ML - Week 11 - Theoretical Exercises

Hidden Markov Models

Questions to slides Hidden Markov Models - Training:

  • Explain why training by counting as explained on slides 3--9 yields a maximum likelihood estimate, i.e. why the parameters $\Theta = (A_{jk}, \pi_k, \phi_{ik})$ as computed from a given ${\bf X}$ and ${\bf Z }$ cf. slide 9 maximizes the joint probability $P({\bf X}, {\bf Z} | \Theta)$.

  • Consider Viterbi training as explained on slides 18-19. If a parameter in the initial model ${\bf \Theta^0}$ is set to zero, i.e. if a particular transition or emission probability is set to zero, then it will remain zero during all the iterations of Viterbi training (if we do not perform pseudo counts). Why?
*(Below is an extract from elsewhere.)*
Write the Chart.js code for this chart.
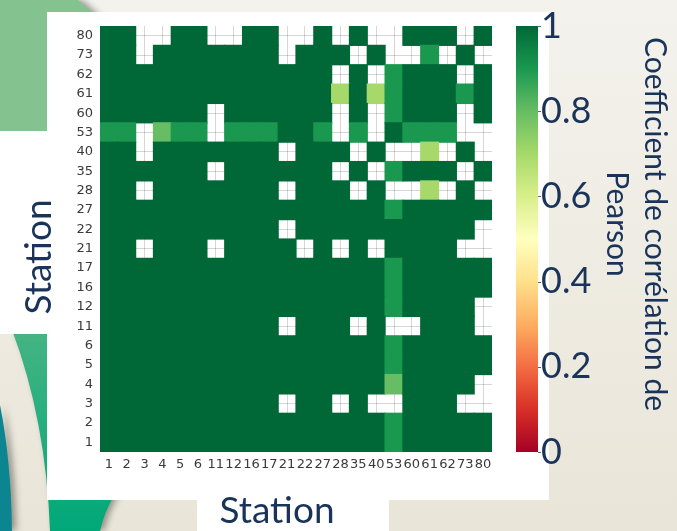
<!DOCTYPE html>
<html>
<head>
<meta charset="utf-8">
<title>Corrélation entre stations</title>
<script src="https://cdn.jsdelivr.net/npm/chart.js@4.4.1/dist/chart.umd.min.js"></script>
<style>
  html, body { margin: 0; padding: 0; background: #efece3; }
  canvas { display: block; }
</style>
</head>
<body>
<canvas id="heatmap" width="677" height="531"></canvas>
<script>
// stations, same order on both axes (y: bottom -> top)
const stations = ['1','2','3','4','5','6','11','12','16','17','21','22','27','28','35','40','53','60','61','62','73','80'];

// Pearson coefficient per pair, one row per station, null = no value (white cell)
const row1  = [1,1,1,1,1,1,1,1,1,1,1,1,1,1,1,1,.9,1,1,1,1,1];
const row2  = [1,1,1,1,1,1,1,1,1,1,1,1,1,1,1,1,.9,1,1,1,1,1];
const row3  = [1,1,1,1,1,1,1,1,1,1,null,1,1,null,1,null,null,1,1,1,null,null];
const row4  = [1,1,1,1,1,1,1,1,1,1,1,1,1,1,1,1,.8,1,1,1,1,null];
const row5  = [1,1,1,1,1,1,1,1,1,1,1,1,1,1,1,1,.9,1,1,1,1,1];
const row6  = [1,1,1,1,1,1,1,1,1,1,1,1,1,1,1,1,.9,1,1,1,1,1];
const row11 = [1,1,1,1,1,1,1,1,1,1,null,1,1,1,null,1,null,null,1,1,1,null];
const row12 = [1,1,1,1,1,1,1,1,1,1,1,1,1,1,1,1,.9,1,1,1,1,null];
const row16 = [1,1,1,1,1,1,1,1,1,1,1,1,1,1,1,1,.9,1,1,1,1,1];
const row17 = [1,1,1,1,1,1,1,1,1,1,1,1,1,1,1,1,.9,1,1,1,1,1];
const row21 = [1,1,null,1,1,1,null,1,1,1,1,null,1,null,1,null,1,1,1,1,null,null];
const row22 = [1,1,1,1,1,1,1,1,1,1,null,1,1,1,1,1,1,1,1,1,1,null];
const row27 = [1,1,1,1,1,1,1,1,1,1,1,1,1,1,1,1,.9,1,1,1,1,1];
const row28 = [1,1,null,1,1,1,1,1,1,1,null,1,1,1,null,1,null,null,.7,null,1,null];
const row35 = [1,1,1,1,1,1,null,1,1,1,1,1,1,null,1,null,.9,1,1,1,null,1];
const row40 = [1,1,null,1,1,1,1,1,1,1,null,1,1,1,null,1,null,null,.7,null,1,null];
const row53 = [.9,.9,null,.8,.9,.9,null,.9,.9,.9,1,1,.9,null,.9,null,1,.9,.9,.9,null,null];
const row60 = [1,1,1,1,1,1,null,1,1,1,1,1,1,null,1,null,.9,1,1,1,null,1];
const row61 = [1,1,1,1,1,1,1,1,1,1,1,1,1,.7,1,.7,.9,1,1,1,.9,1];
const row62 = [1,1,1,1,1,1,1,1,1,1,1,1,1,null,1,null,.9,1,1,1,null,1];
const row73 = [1,1,null,1,1,1,1,1,1,1,null,1,1,1,null,1,null,null,.9,null,1,null];
const row80 = [1,1,null,null,1,1,null,null,1,1,null,null,1,null,1,null,null,1,1,1,null,1];

const corr = [row1,row2,row3,row4,row5,row6,row11,row12,row16,row17,row21,row22,row27,row28,row35,row40,row53,row60,row61,row62,row73,row80];

// colour bar
const cbTicks = [0, 0.2, 0.4, 0.6, 0.8, 1];
const cbTitle = ['Coefficient de corrélation de', 'Pearson'];

// RdYlGn
const cmap = ['#a50026','#d73027','#f46d43','#fdae61','#fee08b','#ffffbf','#d9ef8b','#a6d96a','#66bd63','#1a9850','#006837'];
const navy = '#1a3459';

function hexRgb(h) {
  return [1, 3, 5].map(i => parseInt(h.substr(i, 2), 16));
}

function rdylgn(v) {
  const t = Math.min(Math.max(v, 0), 1) * (cmap.length - 1);
  const i = Math.min(Math.floor(t), cmap.length - 2);
  const f = t - i;
  const a = hexRgb(cmap[i]), b = hexRgb(cmap[i + 1]);
  const c = a.map((x, k) => Math.round(x + (b[k] - x) * f));
  return `rgb(${c[0]},${c[1]},${c[2]})`;
}

// one floating-bar dataset per row, each bar covers exactly one cell
const datasets = corr.map((row, r) => ({
  label: stations[r],
  data: row.map(v => v === null ? null : [r - 0.5, r + 0.5]),
  backgroundColor: row.map(v => v === null ? 'rgba(0,0,0,0)' : rdylgn(v)),
  borderWidth: 0,
  inflateAmount: 0.6,
  barPercentage: 1,
  categoryPercentage: 1,
  grouped: false,
  yAxisID: 'y'
}));

// fixed axis boxes so the plot sits where the slide has it
function pinBox(size) {
  return s => {
    if (s.isHorizontal()) s.height = size; else s.width = size;
    s.paddingTop = 0;
    s.paddingBottom = 0;
    s.paddingLeft = 0;
    s.paddingRight = 0;
  };
}

// slide background, white panel, label boxes
const backdrop = {
  id: 'backdrop',
  beforeDraw(chart) {
    const ctx = chart.ctx;
    const w = chart.width, h = chart.height;
    ctx.save();
    let g = ctx.createLinearGradient(0, 0, 0, h);
    g.addColorStop(0, '#f4f2ed');
    g.addColorStop(1, '#e9e5d8');
    ctx.fillStyle = g;
    ctx.fillRect(0, 0, w, h);

    ctx.shadowColor = 'rgba(70,70,60,0.55)';
    ctx.shadowBlur = 7;
    ctx.shadowOffsetX = 4;

    // top left green block
    ctx.fillStyle = '#84c38f';
    ctx.beginPath();
    ctx.moveTo(0, 0); ctx.lineTo(78, 0); ctx.lineTo(98, 18); ctx.lineTo(98, 140); ctx.lineTo(0, 140);
    ctx.closePath(); ctx.fill();

    // teal swoosh
    ctx.fillStyle = '#0b8690';
    ctx.beginPath();
    ctx.moveTo(0, 405); ctx.quadraticCurveTo(11, 460, 12, 531); ctx.lineTo(0, 531);
    ctx.closePath(); ctx.fill();

    // green swoosh
    g = ctx.createLinearGradient(0, 330, 0, 531);
    g.addColorStop(0, '#46b483');
    g.addColorStop(1, '#00a878');
    ctx.fillStyle = g;
    ctx.beginPath();
    ctx.moveTo(12, 330); ctx.quadraticCurveTo(46, 420, 50, 531);
    ctx.lineTo(100, 531); ctx.quadraticCurveTo(104, 512, 116, 492);
    ctx.lineTo(116, 330);
    ctx.closePath(); ctx.fill();

    ctx.shadowColor = 'transparent';
    ctx.fillStyle = '#ffffff';
    ctx.fillRect(47, 12, 502, 488);
    ctx.fillRect(0, 131, 48, 203);
    ctx.fillRect(197, 499, 192, 32);
    ctx.restore();
  }
};

// colour bar and the slide's titles
const colorbar = {
  id: 'colorbar',
  afterDraw(chart) {
    const ctx = chart.ctx;
    const cb = chart.scales.cb;
    const y0 = cb.getPixelForValue(0), y1 = cb.getPixelForValue(1);
    ctx.save();
    const g = ctx.createLinearGradient(0, y0, 0, y1);
    cmap.forEach((c, i) => g.addColorStop(i / (cmap.length - 1), c));
    ctx.fillStyle = g;
    ctx.fillRect(516, y1, 22, y0 - y1);

    ctx.strokeStyle = '#666';
    ctx.lineWidth = 1;
    cbTicks.forEach(v => {
      const y = Math.round(cb.getPixelForValue(v)) + 0.5;
      ctx.beginPath(); ctx.moveTo(538, y); ctx.lineTo(541, y); ctx.stroke();
    });

    ctx.fillStyle = navy;
    ctx.textAlign = 'center';
    ctx.textBaseline = 'alphabetic';
    ctx.font = '37px Lato';
    ctx.fillText('Station', 277, 523);

    ctx.save();
    ctx.translate(51, 257);
    ctx.rotate(-Math.PI / 2);
    ctx.fillText('Station', 0, 0);
    ctx.restore();

    ctx.font = '30px Lato';
    cbTitle.forEach((line, i) => {
      ctx.save();
      ctx.translate(645 - i * 38, 224);
      ctx.rotate(Math.PI / 2);
      ctx.fillText(line, 0, 0);
      ctx.restore();
    });
    ctx.restore();
  }
};

const gridColor = 'rgba(0,0,0,0.16)';
const tickFont = { family: 'DejaVu Sans', size: 13 };

new Chart(document.getElementById('heatmap'), {
  type: 'bar',
  data: { labels: stations, datasets: datasets },
  options: {
    responsive: false,
    animation: false,
    layout: { padding: { top: 26, left: 0, right: 0, bottom: 0 } },
    plugins: {
      legend: { display: false },
      tooltip: { enabled: false }
    },
    scales: {
      x: {
        type: 'category',
        offset: true,
        grid: { offset: false, color: gridColor, drawTicks: false },
        border: { display: false },
        ticks: { autoSkip: false, maxRotation: 0, padding: 5, color: '#3a3a3a', font: tickFont },
        afterFit: pinBox(79)
      },
      y: {
        type: 'linear',
        min: -0.5,
        max: 21.5,
        afterBuildTicks: s => { s.ticks = stations.map((_, i) => ({ value: i })); },
        grid: { color: gridColor, drawTicks: false },
        border: { display: false },
        ticks: { autoSkip: false, padding: 7, color: '#3a3a3a', font: tickFont, callback: v => stations[v] },
        afterFit: pinBox(100)
      },
      cb: {
        type: 'linear',
        position: 'right',
        min: 0,
        max: 1,
        afterBuildTicks: s => { s.ticks = cbTicks.map(v => ({ value: v })); },
        grid: { display: false, drawTicks: false },
        border: { display: false },
        ticks: { padding: 49, color: navy, font: { family: 'Lato', size: 36 }, callback: v => String(v) },
        afterFit: pinBox(185)
      }
    }
  },
  plugins: [backdrop, colorbar]
});
</script>
</body>
</html>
  • Explain why you can stop Viterbi training if the Viterbi decoding does not change between two iterations?

  • Consider EM for HMMs (Baum-Welch training as outlined on slides 30 and 46. It also has the property that if a parameter in the initial model ${\bf \Theta^0}$ is set to zero, i.e. if a particular transition or emission probability is set to zero, then it will remain zero during all the iterations of the EM training. Why?